*SUPPLIED DATA:*
━━━━━━━━━━━━━━━━━━━━

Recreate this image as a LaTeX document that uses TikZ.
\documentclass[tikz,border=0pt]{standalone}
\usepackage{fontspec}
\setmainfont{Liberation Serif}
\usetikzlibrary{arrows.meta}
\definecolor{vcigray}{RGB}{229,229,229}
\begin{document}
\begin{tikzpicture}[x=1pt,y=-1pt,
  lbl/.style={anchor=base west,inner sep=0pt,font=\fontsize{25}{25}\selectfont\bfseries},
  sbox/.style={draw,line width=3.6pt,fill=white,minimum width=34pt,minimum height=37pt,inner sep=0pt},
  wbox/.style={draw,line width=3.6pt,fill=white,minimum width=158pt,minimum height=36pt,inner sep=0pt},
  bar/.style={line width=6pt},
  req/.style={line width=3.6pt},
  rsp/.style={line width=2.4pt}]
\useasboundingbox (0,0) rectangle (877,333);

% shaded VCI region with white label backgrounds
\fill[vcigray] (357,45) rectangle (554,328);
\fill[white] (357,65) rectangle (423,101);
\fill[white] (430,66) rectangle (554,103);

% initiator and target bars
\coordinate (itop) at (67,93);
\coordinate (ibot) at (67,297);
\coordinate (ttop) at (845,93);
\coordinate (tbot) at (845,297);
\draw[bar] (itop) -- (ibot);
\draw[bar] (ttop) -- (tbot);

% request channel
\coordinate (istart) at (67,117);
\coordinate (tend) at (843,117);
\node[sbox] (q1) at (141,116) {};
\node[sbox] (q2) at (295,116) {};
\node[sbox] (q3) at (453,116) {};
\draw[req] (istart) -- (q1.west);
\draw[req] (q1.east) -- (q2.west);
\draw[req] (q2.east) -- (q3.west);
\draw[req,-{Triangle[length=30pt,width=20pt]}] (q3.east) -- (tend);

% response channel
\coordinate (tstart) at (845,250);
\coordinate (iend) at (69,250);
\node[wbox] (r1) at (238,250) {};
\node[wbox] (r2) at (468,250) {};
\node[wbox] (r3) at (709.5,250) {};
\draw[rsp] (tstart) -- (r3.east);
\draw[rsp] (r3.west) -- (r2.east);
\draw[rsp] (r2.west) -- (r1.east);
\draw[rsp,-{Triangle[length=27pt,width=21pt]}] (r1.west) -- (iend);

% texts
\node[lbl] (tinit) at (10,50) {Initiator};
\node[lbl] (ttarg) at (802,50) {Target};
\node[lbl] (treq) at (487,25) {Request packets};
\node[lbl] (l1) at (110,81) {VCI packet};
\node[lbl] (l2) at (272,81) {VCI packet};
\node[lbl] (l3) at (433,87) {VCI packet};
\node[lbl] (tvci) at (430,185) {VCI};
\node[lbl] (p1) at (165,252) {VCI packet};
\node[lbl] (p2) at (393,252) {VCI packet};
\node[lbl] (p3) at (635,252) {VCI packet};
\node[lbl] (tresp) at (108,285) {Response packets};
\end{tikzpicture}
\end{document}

━━━━━━━━━━━━━━━━━━━━

Return exactly the lines that run from the top of the listing above to the line containing "(430,66) rectangle (554,103);", please, keeping both end lines and leaving out everything else.

Recreate this image as a LaTeX document that uses TikZ.
\documentclass[tikz,border=0pt]{standalone}
\usepackage{fontspec}
\setmainfont{Liberation Serif}
\usetikzlibrary{arrows.meta}
\definecolor{vcigray}{RGB}{229,229,229}
\begin{document}
\begin{tikzpicture}[x=1pt,y=-1pt,
  lbl/.style={anchor=base west,inner sep=0pt,font=\fontsize{25}{25}\selectfont\bfseries},
  sbox/.style={draw,line width=3.6pt,fill=white,minimum width=34pt,minimum height=37pt,inner sep=0pt},
  wbox/.style={draw,line width=3.6pt,fill=white,minimum width=158pt,minimum height=36pt,inner sep=0pt},
  bar/.style={line width=6pt},
  req/.style={line width=3.6pt},
  rsp/.style={line width=2.4pt}]
\useasboundingbox (0,0) rectangle (877,333);

% shaded VCI region with white label backgrounds
\fill[vcigray] (357,45) rectangle (554,328);
\fill[white] (357,65) rectangle (423,101);
\fill[white] (430,66) rectangle (554,103);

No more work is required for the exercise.